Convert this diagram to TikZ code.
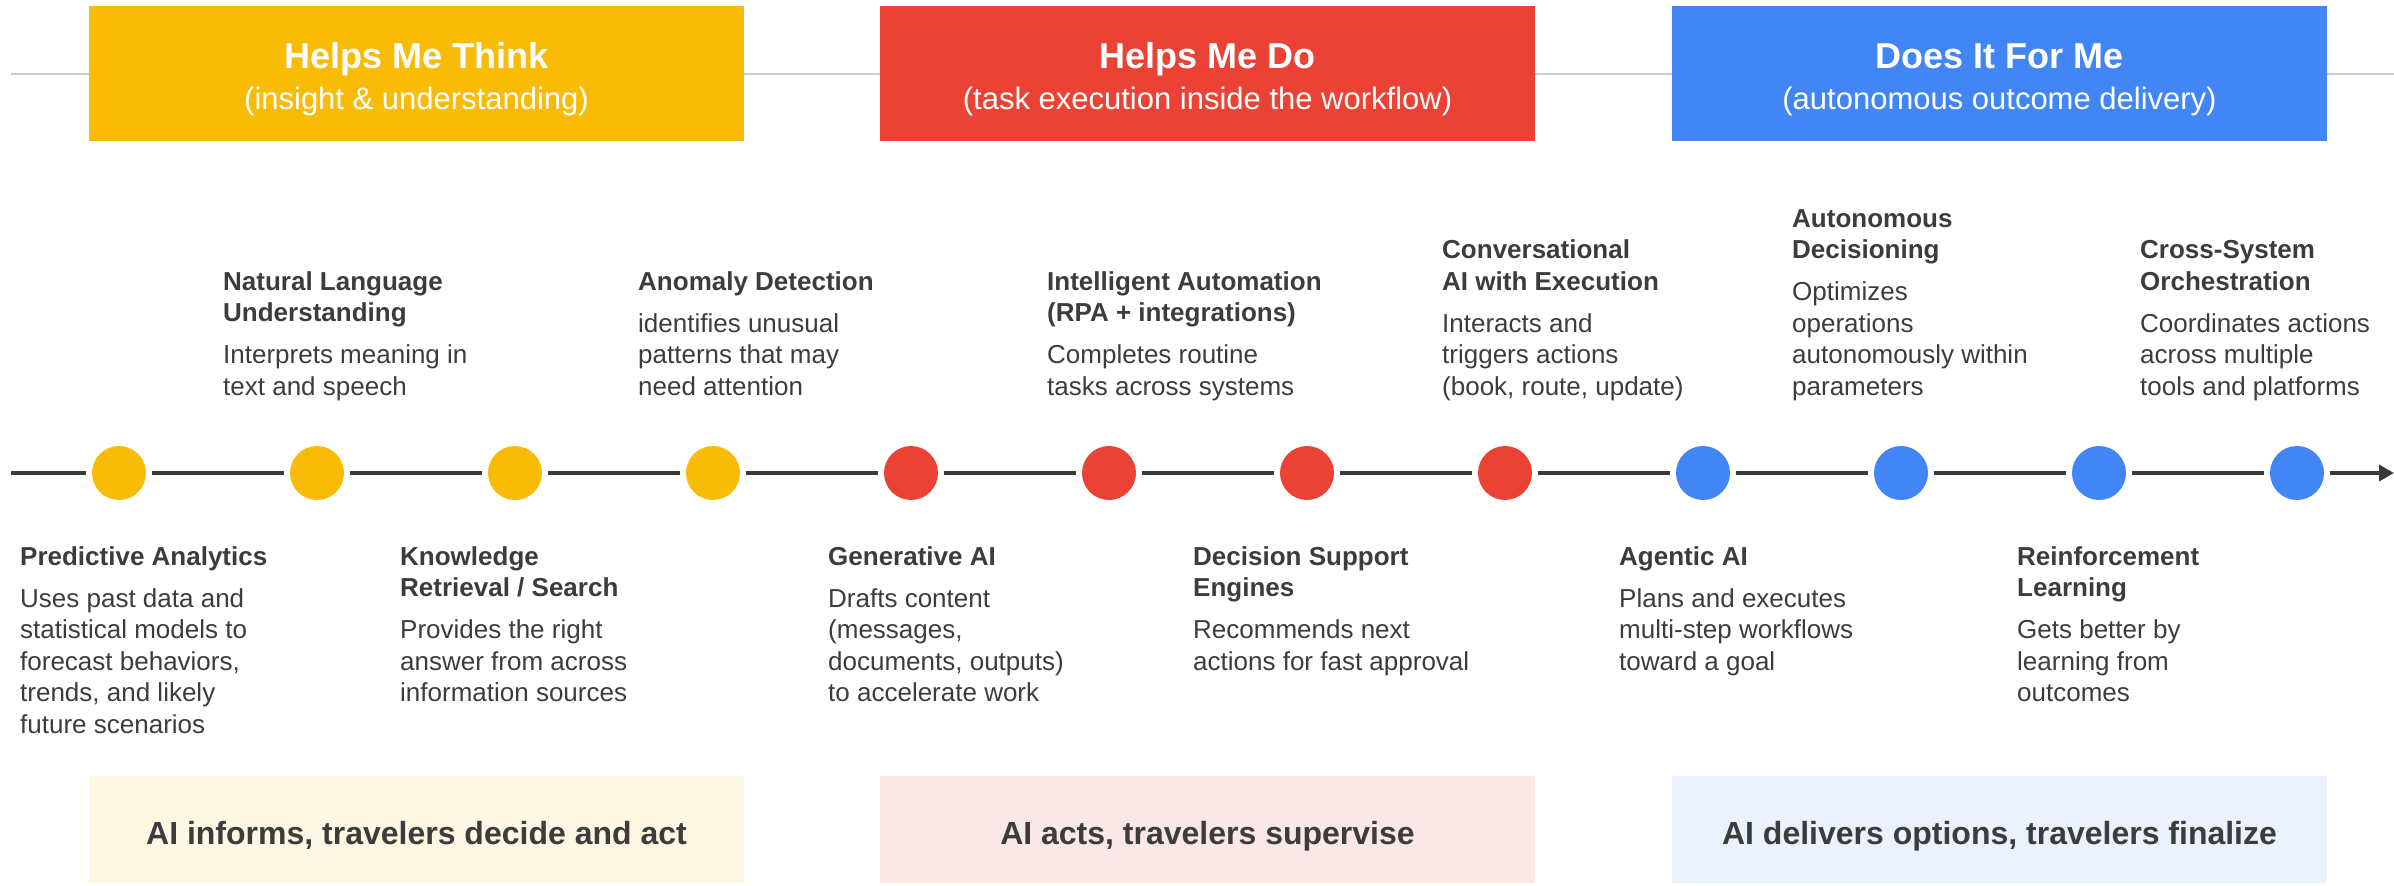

- - -

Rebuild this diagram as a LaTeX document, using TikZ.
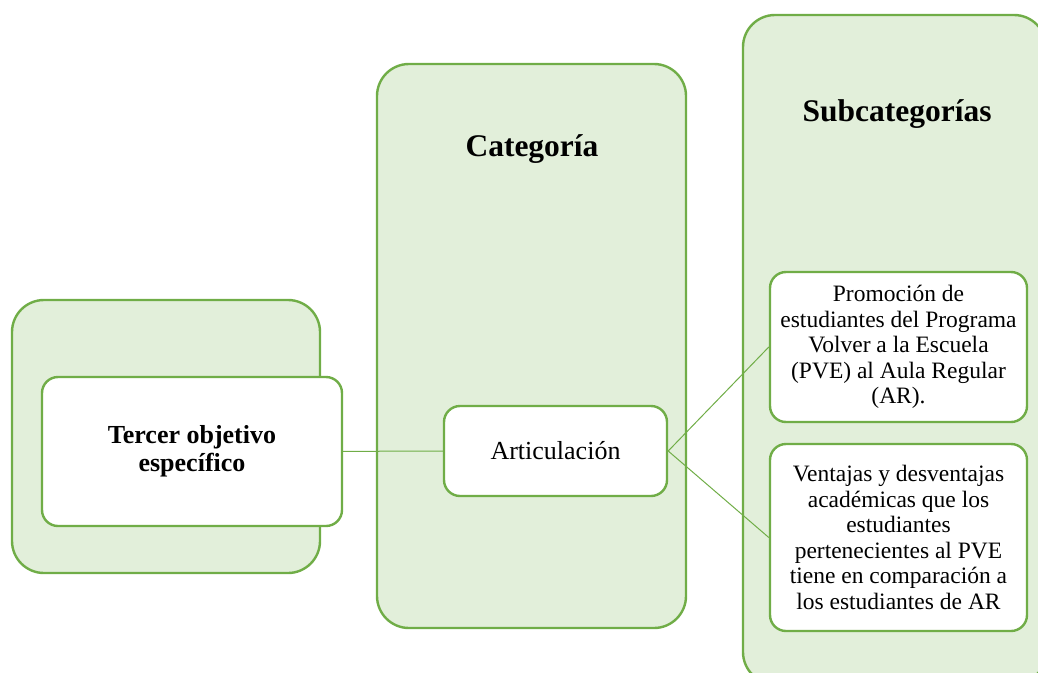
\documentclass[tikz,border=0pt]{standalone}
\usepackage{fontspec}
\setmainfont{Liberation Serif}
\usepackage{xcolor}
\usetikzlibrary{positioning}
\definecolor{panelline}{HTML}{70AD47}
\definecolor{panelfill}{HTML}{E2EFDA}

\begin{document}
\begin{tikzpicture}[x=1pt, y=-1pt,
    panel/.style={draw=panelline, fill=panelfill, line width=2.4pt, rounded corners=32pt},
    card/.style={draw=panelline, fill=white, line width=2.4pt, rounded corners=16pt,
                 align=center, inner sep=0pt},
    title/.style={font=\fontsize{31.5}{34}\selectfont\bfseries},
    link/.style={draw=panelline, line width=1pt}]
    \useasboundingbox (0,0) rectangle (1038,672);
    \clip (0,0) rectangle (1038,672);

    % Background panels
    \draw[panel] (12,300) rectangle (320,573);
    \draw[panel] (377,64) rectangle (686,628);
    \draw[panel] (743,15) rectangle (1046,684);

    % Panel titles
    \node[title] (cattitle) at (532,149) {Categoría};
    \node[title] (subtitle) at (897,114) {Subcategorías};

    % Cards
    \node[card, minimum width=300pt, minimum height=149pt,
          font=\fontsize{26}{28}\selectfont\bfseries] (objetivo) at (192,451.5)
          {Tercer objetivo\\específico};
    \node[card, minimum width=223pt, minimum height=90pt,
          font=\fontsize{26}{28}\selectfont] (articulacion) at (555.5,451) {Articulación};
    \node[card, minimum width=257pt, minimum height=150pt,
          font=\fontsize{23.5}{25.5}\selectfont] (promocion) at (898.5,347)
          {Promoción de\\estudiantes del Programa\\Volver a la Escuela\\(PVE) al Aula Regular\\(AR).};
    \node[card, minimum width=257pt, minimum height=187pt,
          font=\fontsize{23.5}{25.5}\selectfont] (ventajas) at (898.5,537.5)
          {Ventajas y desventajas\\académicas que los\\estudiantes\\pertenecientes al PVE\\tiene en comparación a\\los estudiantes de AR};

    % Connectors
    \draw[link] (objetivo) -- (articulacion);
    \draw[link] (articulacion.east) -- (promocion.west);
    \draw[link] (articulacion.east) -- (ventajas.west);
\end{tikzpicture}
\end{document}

- - -

EXERCISE INSTRUCTIONS:
Locate all lines in the listing above with the word "this" and copy them.

EXERCISE SOLUTION:
Convert this diagram to TikZ code.
Rebuild this diagram as a LaTeX document, using TikZ.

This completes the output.